Title of Presentation: Prototyping GeoSTAR for the PATH Mission

Primary (Corresponding) Author: Bjorn Lambrigtsen

Organization of Primary Author: NASA Jet Propulsion Laboratory

Co-Authors: Alan Tanner, Todd Gaier, Pekka Kangaslahti, Shannon Brown; Jeffrey Piepmeier; Christofer Ruf


Abstract: The NRC recommends in the report on its decadal survey of NASA Earth science a mission called Precipitation and Atmospheric Temperature and Humidity (PATH). The PATH sensor is a microwave sounder deployed in geostationary orbit, with a primary mission of observing hurricanes and severe storms. The Geostationary Synthetic Thinned Aperture Radiometer (GeoSTAR) concept developed under the Instrument Incubator Program is the only sensor that can meet the PATH mission objectives. Under the IIP a proof-of-concept prototype was developed at JPL to demonstrate the feasibility of the aperture synthesis approach. The prototype was essentially completed in 2005, and testing and characterization has continued since then – both as part of the IIP effort, which came to end in mid-2006, and as part of internal JPL R&D efforts.
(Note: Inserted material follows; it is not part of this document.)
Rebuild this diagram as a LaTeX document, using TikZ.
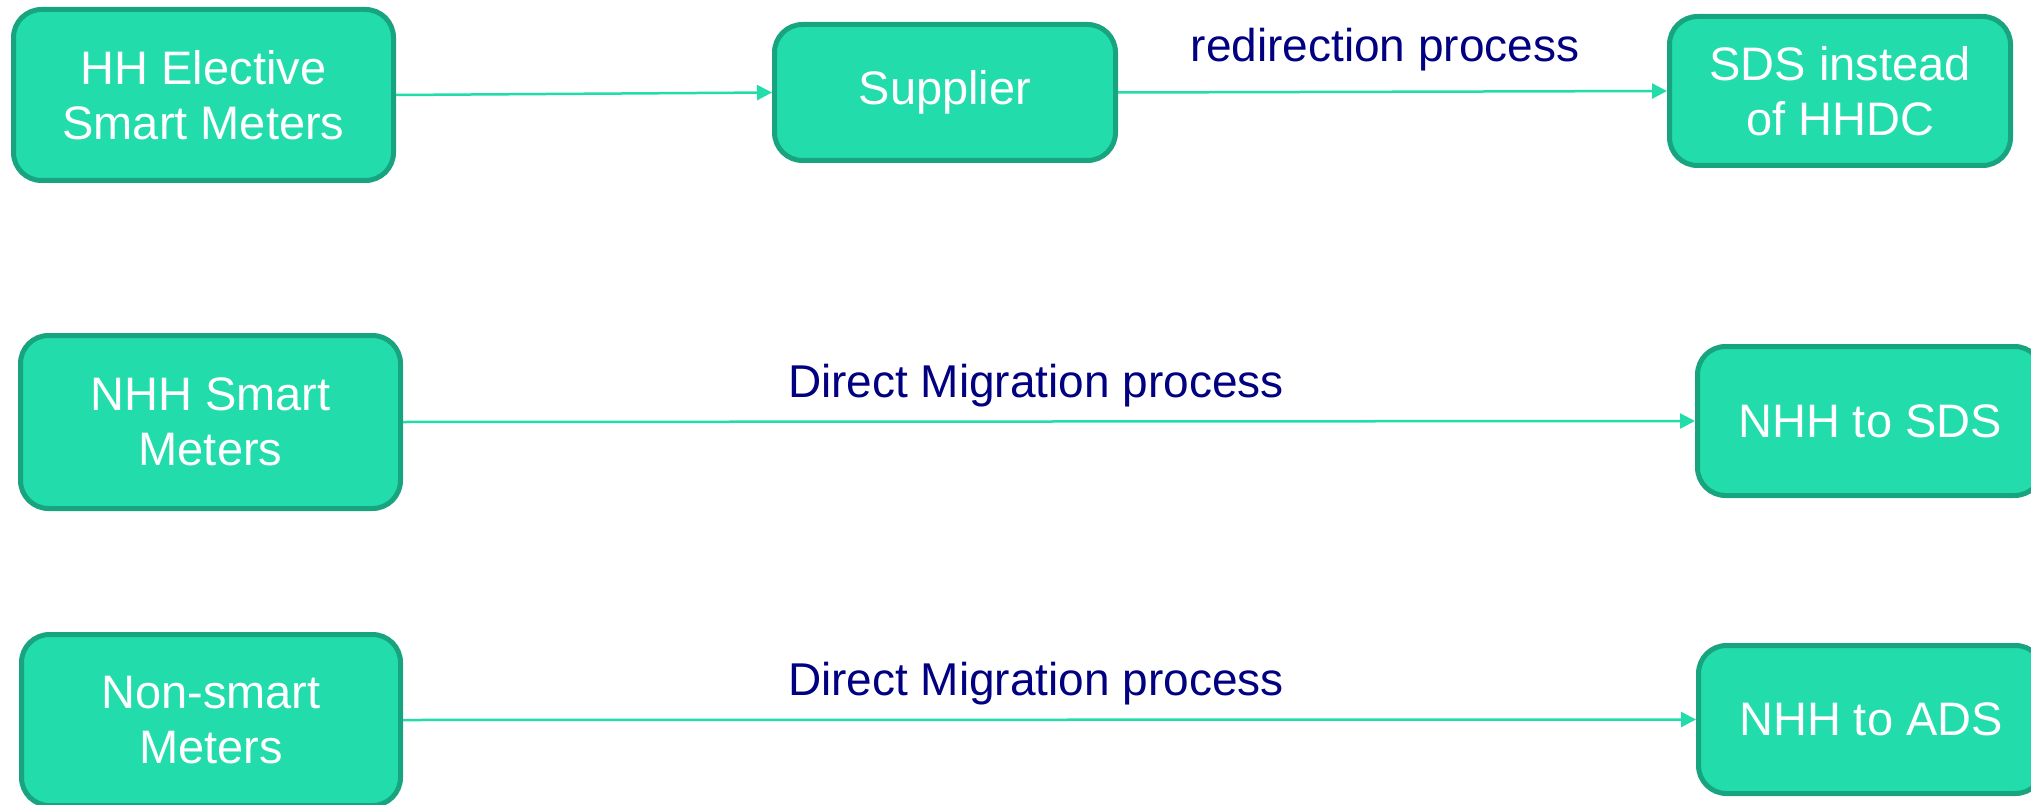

The results are outstanding and show that a GeoSTAR-centered PATH mission is both feasible and affordable before the coming decade is over. The GeoSTAR effort has retired much of the technology risk associated with this concept, and ongoing cost and design studies indicate that engineering and implementation risks are only moderate. The GeoSTAR development is an example of how the IIP can be a fast track to space.